In the listing below, pick out lines with "that".

▶

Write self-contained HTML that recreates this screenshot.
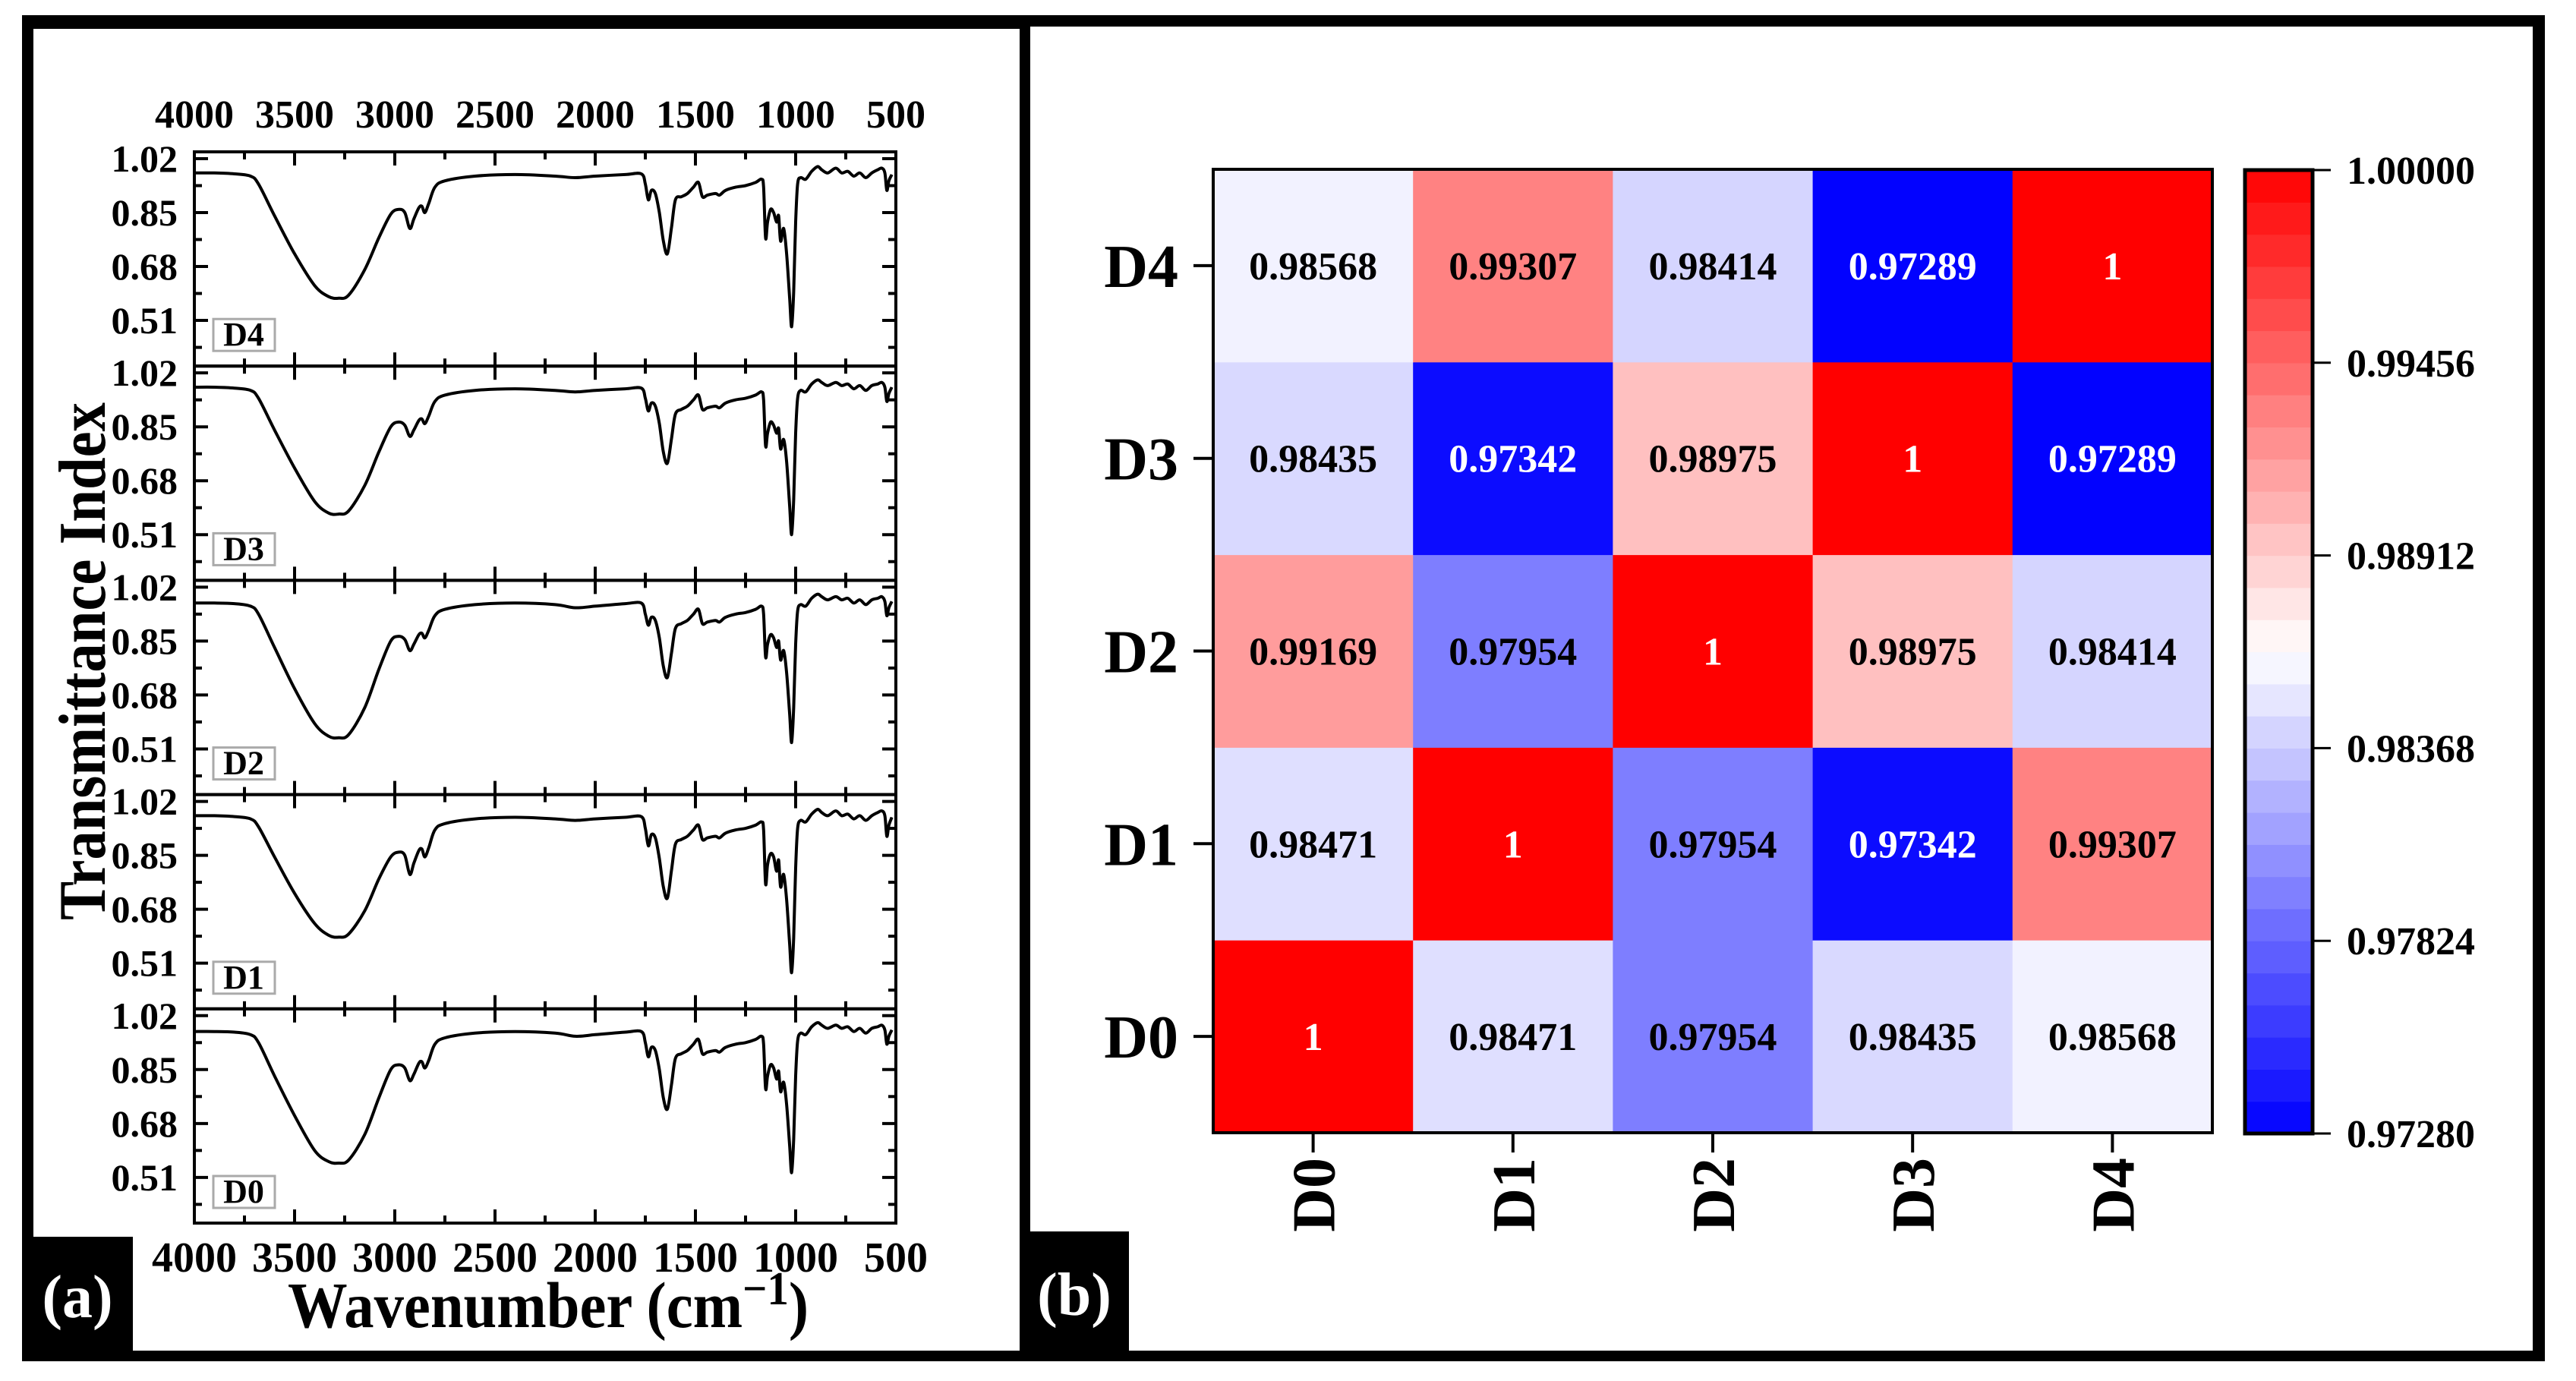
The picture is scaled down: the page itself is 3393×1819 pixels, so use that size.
<!DOCTYPE html>
<html><head><meta charset="utf-8"><style>
html,body{margin:0;padding:0;background:#fff;}
svg{display:block;font-family:"Liberation Serif",serif;font-weight:bold;}
</style></head><body>
<svg id="fig" width="3393" height="1819" viewBox="0 0 3393 1819" xmlns="http://www.w3.org/2000/svg">
<rect x="29" y="20" width="3323" height="1773" fill="#000"/>
<rect x="44" y="38" width="1299" height="1741" fill="#fff"/>
<rect x="1357" y="35" width="1979" height="1744" fill="#fff"/>
<rect x="29" y="1629" width="146" height="164" fill="#000"/>
<text x="102" y="1735" font-size="80" fill="#fff" text-anchor="middle">(a)</text>
<rect x="1343" y="1622" width="144" height="171" fill="#000"/>
<text x="1415" y="1732" font-size="80" fill="#fff" text-anchor="middle">(b)</text>
<g id="ftir"></g>
<g id="heat"></g>
<text x="722" y="1748" font-size="86" text-anchor="middle" textLength="686" lengthAdjust="spacingAndGlyphs">Wavenumber (cm<tspan dy="-30" font-size="62">−1</tspan><tspan dy="30">)</tspan></text>
<text transform="translate(138,871) rotate(-90)" font-size="88" text-anchor="middle" textLength="682" lengthAdjust="spacingAndGlyphs">Transmittance Index</text>
</svg>
<script>
const NS="http://www.w3.org/2000/svg";
// ---------- FTIR data ----------
const samples=["D4","D3","D2","D1","D0"];
const xTicks=[4000,3500,3000,2500,2000,1500,1000,500];
const yTicks=[1.02,0.85,0.68,0.51];
const W=[4000,3900,3800,3720,3680,3600,3500,3400,3330,3280,3230,3150,3080,3020,2980,2950,2925,2905,2880,2865,2850,2830,2800,2750,2600,2400,2200,2100,2000,1850,1770,1750,1735,1720,1700,1680,1660,1640,1620,1600,1570,1540,1510,1485,1465,1440,1400,1380,1350,1300,1250,1200,1170,1160,1150,1140,1125,1110,1095,1085,1075,1060,1045,1030,1020,1010,1000,990,975,950,920,890,870,840,800,770,740,710,680,650,620,590,570,555,545,535,520];
const tD4=[.975,.975,.972,.965,.94,.84,.72,.62,.585,.58,.59,.67,.77,.845,.86,.85,.80,.83,.865,.87,.85,.88,.93,.95,.965,.97,.965,.96,.965,.97,.972,.94,.89,.92,.91,.85,.76,.72,.80,.89,.90,.91,.93,.945,.90,.905,.91,.905,.92,.93,.935,.945,.955,.93,.77,.82,.86,.85,.82,.84,.76,.80,.72,.58,.49,.60,.82,.94,.96,.955,.98,.995,.985,.975,.99,.975,.98,.965,.975,.96,.975,.985,.99,.975,.92,.95,.97];
const tD3=[.975,.975,.972,.965,.94,.84,.72,.615,.578,.575,.585,.665,.77,.85,.865,.855,.82,.84,.87,.875,.86,.885,.93,.95,.965,.97,.965,.96,.965,.97,.972,.94,.90,.925,.915,.86,.77,.735,.81,.89,.905,.915,.935,.95,.905,.91,.915,.91,.925,.935,.94,.95,.96,.935,.79,.83,.865,.855,.83,.845,.78,.81,.74,.60,.51,.62,.83,.94,.965,.96,.985,.998,.99,.98,.99,.98,.985,.97,.98,.965,.98,.985,.99,.975,.93,.955,.975];
const tD2=[.97,.97,.968,.96,.935,.83,.70,.59,.55,.545,.555,.64,.76,.85,.865,.855,.82,.84,.87,.875,.86,.885,.93,.95,.965,.97,.965,.955,.96,.968,.97,.935,.90,.925,.915,.86,.77,.735,.81,.89,.905,.915,.935,.95,.905,.91,.915,.91,.925,.935,.94,.95,.96,.935,.80,.84,.87,.86,.83,.85,.79,.82,.75,.62,.53,.64,.84,.945,.965,.96,.985,.998,.99,.98,.99,.98,.985,.97,.98,.965,.98,.985,.99,.975,.93,.955,.975];
const tD1=[.975,.975,.972,.965,.94,.845,.73,.635,.598,.592,.602,.675,.775,.845,.86,.85,.79,.825,.865,.87,.845,.875,.93,.95,.965,.97,.965,.96,.965,.97,.972,.935,.88,.915,.905,.84,.75,.715,.80,.885,.90,.91,.93,.945,.90,.905,.91,.905,.92,.93,.935,.945,.955,.93,.76,.82,.855,.845,.80,.835,.75,.79,.71,.57,.48,.59,.81,.935,.96,.955,.98,.995,.985,.975,.99,.975,.98,.965,.975,.96,.975,.985,.99,.975,.91,.945,.97];
const tD0=[.97,.97,.968,.96,.935,.83,.705,.595,.56,.555,.565,.645,.76,.85,.865,.855,.815,.835,.87,.875,.855,.88,.93,.95,.965,.97,.965,.955,.96,.968,.97,.935,.89,.92,.91,.85,.76,.725,.80,.885,.90,.91,.93,.945,.90,.905,.91,.905,.92,.93,.935,.945,.955,.93,.79,.83,.865,.855,.82,.845,.78,.81,.74,.61,.525,.63,.83,.94,.965,.96,.985,.998,.99,.98,.99,.98,.985,.97,.98,.965,.98,.985,.99,.975,.93,.955,.975];
const spectra=[tD4,tD3,tD2,tD1,tD0];
// ---------- Heatmap data ----------
const heatRows=["D0","D1","D2","D3","D4"];
const heatCols=["D0","D1","D2","D3","D4"];
const rowD0=[1,0.98471,0.97954,0.98435,0.98568];
const rowD1=[0.98471,1,0.97954,0.97342,0.99307];
const rowD2=[0.99169,0.97954,1,0.98975,0.98414];
const rowD3=[0.98435,0.97342,0.98975,1,0.97289];
const rowD4=[0.98568,0.99307,0.98414,0.97289,1];
const labD0=["1","0.98471","0.97954","0.98435","0.98568"];
const labD1=["0.98471","1","0.97954","0.97342","0.99307"];
const labD2=["0.99169","0.97954","1","0.98975","0.98414"];
const labD3=["0.98435","0.97342","0.98975","1","0.97289"];
const labD4=["0.98568","0.99307","0.98414","0.97289","1"];
const cbTicks=["1.00000","0.99456","0.98912","0.98368","0.97824","0.97280"];
const vMin=0.9728, vMax=1.0;

function mk(tag,attrs,parent){const e=document.createElementNS(NS,tag);for(const k in attrs)e.setAttribute(k,attrs[k]);parent.appendChild(e);return e;}
function smooth(pts){
  let d='M'+pts[0][0].toFixed(1)+','+pts[0][1].toFixed(1);
  for(let i=0;i<pts.length-1;i++){
    const p0=pts[Math.max(0,i-1)],p1=pts[i],p2=pts[i+1],p3=pts[Math.min(pts.length-1,i+2)];
    const k=1/6;
    const c1=[p1[0]+(p2[0]-p0[0])*k,p1[1]+(p2[1]-p0[1])*k];
    const c2=[p2[0]-(p3[0]-p1[0])*k,p2[1]-(p3[1]-p1[1])*k];
    d+='C'+c1[0].toFixed(1)+','+c1[1].toFixed(1)+' '+c2[0].toFixed(1)+','+c2[1].toFixed(1)+' '+p2[0].toFixed(1)+','+p2[1].toFixed(1);
  }
  return d;
}

// ---------- FTIR drawing ----------
const g=document.getElementById('ftir');
const X0=256,X1=1180,PT=200,PB=1611,PH=(PB-PT)/5,YTOP=1.0415,YBOT=0.366;
const xs=w=>X0+(4000-w)*(X1-X0)/3500;
samples.forEach((s,p)=>{
  const top=PT+p*PH, bot=top+PH;
  const ys=v=>top+(YTOP-v)/(YTOP-YBOT)*PH;
  const fr=mk('rect',{x:X0,y:top,width:X1-X0,height:PH,fill:'none',stroke:'#000','stroke-width':4},g);
  
  
  for(let w=4000;w>=500;w-=250){
    const L=(w%500===0)?18:10;const x=xs(w);
    const t1=mk('line',{x1:x,y1:top,x2:x,y2:top+L,stroke:'#000','stroke-width':4},g);
    
    
    const t2=mk('line',{x1:x,y1:bot,x2:x,y2:bot-L,stroke:'#000','stroke-width':4},g);
    
    
  }
  yTicks.forEach((v,i)=>{
    [v,v-0.085].forEach((vv,j)=>{
      const y=ys(vv);if(y>bot-2)return;const L=j?10:18;
      const a=mk('line',{x1:X0,y1:y,x2:X0+L,y2:y,stroke:'#000','stroke-width':4},g);
      
      
      const b=mk('line',{x1:X1,y1:y,x2:X1-L,y2:y,stroke:'#000','stroke-width':4},g);
      
      
    });
    const tl=mk('text',{x:234,y:ys(v)+17,'font-size':50,'text-anchor':'end'},g);
    tl.textContent=v.toFixed(2);
    
    
  });
  const pts=W.map((w,i)=>[xs(w),ys(spectra[p][i])]);
  const path=mk('path',{d:smooth(pts),fill:'none',stroke:'#000','stroke-width':4,'stroke-linejoin':'round'},g);
  
  
  const bx=mk('rect',{x:281,y:bot-62,width:81,height:42,fill:'#fff',stroke:'#aaa','stroke-width':3},g);
  
  
  const lt=mk('text',{x:321,y:bot-27,'font-size':44,'text-anchor':'middle'},g);
  lt.textContent=s;
  
  
});
xTicks.forEach(w=>{
  const a=mk('text',{x:xs(w),y:168,'font-size':52,'text-anchor':'middle'},g);
  a.textContent=w;
  
  
  const b=mk('text',{x:xs(w),y:1675,'font-size':56,'text-anchor':'middle'},g);
  b.textContent=w;
  
  
});

// ---------- Heatmap drawing ----------
const h=document.getElementById('heat');
const HX0=1598,HX1=2914,HY0=223,HY1=1492;
const cw=(HX1-HX0)/heatCols.length, ch=(HY1-HY0)/heatRows.length;
function bwr(v){let t=(v-vMin)/(vMax-vMin);t=Math.max(0,Math.min(1,t));
  if(t<0.5){const f=t*2;const c=Math.round(255*f);return `rgb(${c},${c},255)`;}
  const f=(1-t)*2;const c=Math.round(255*f);return `rgb(255,${c},${c})`;}
const rowsV=[rowD0,rowD1,rowD2,rowD3,rowD4];
const rowsL=[labD0,labD1,labD2,labD3,labD4];
heatRows.forEach((r,i)=>{
  const y=HY1-(i+1)*ch;
  heatCols.forEach((c,j)=>{
    const x=HX0+j*cw;const v=rowsV[i][j];
    const cell=mk('rect',{x:x,y:y,width:cw+0.5,height:ch+0.5,fill:bwr(v)},h);
    
    
    const dark=v>0.9985||v<0.9745;
    const t=mk('text',{x:x+cw/2,y:y+ch/2+18,'font-size':52,'text-anchor':'middle',fill:dark?'#fff':'#000'},h);
    t.textContent=rowsL[i][j];
    
    
  });
  const cy=y+ch/2;
  const tk=mk('line',{x1:HX0-26,y1:cy,x2:HX0,y2:cy,stroke:'#000','stroke-width':4},h);
  
  
  const rl=mk('text',{x:1552,y:cy+28,'font-size':80,'text-anchor':'end'},h);
  rl.textContent=r;
  
  
});
heatCols.forEach((c,j)=>{
  const cx=HX0+(j+0.5)*cw;
  const tk=mk('line',{x1:cx,y1:HY1,x2:cx,y2:HY1+26,stroke:'#000','stroke-width':4},h);
  
  
  const cl=mk('text',{transform:`translate(${cx+28},1525) rotate(-90)`,'font-size':80,'text-anchor':'end'},h);
  cl.textContent=c;
  
  
});
const hf=mk('rect',{x:HX0,y:HY0,width:HX1-HX0,height:HY1-HY0,fill:'none',stroke:'#000','stroke-width':4},h);


// colorbar
const CX0=2957,CX1=3046,CY0=224,CY1=1493,NB=30;
for(let k=0;k<NB;k++){
  const v=vMin+(k+0.5)*(vMax-vMin)/NB;
  const y1=CY1-(k+1)*(CY1-CY0)/NB;
  const b=mk('rect',{x:CX0,y:y1,width:CX1-CX0,height:(CY1-CY0)/NB+0.6,fill:bwr(v)},h);
  
  
}
const cf=mk('rect',{x:CX0,y:CY0,width:CX1-CX0,height:CY1-CY0,fill:'none',stroke:'#000','stroke-width':5},h);


cbTicks.forEach((lab,i)=>{
  const y=CY0+i*(CY1-CY0)/(cbTicks.length-1);
  const tk=mk('line',{x1:CX1,y1:y,x2:CX1+24,y2:y,stroke:'#000','stroke-width':3},h);
  
  
  const t=mk('text',{x:3091,y:y+18,'font-size':52},h);
  t.textContent=lab;
  
  
});
</script>
</body></html>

◀

Written solution:
Write self-contained HTML that recreates this screenshot.
The picture is scaled down: the page itself is 3393×1819 pixels, so use that size.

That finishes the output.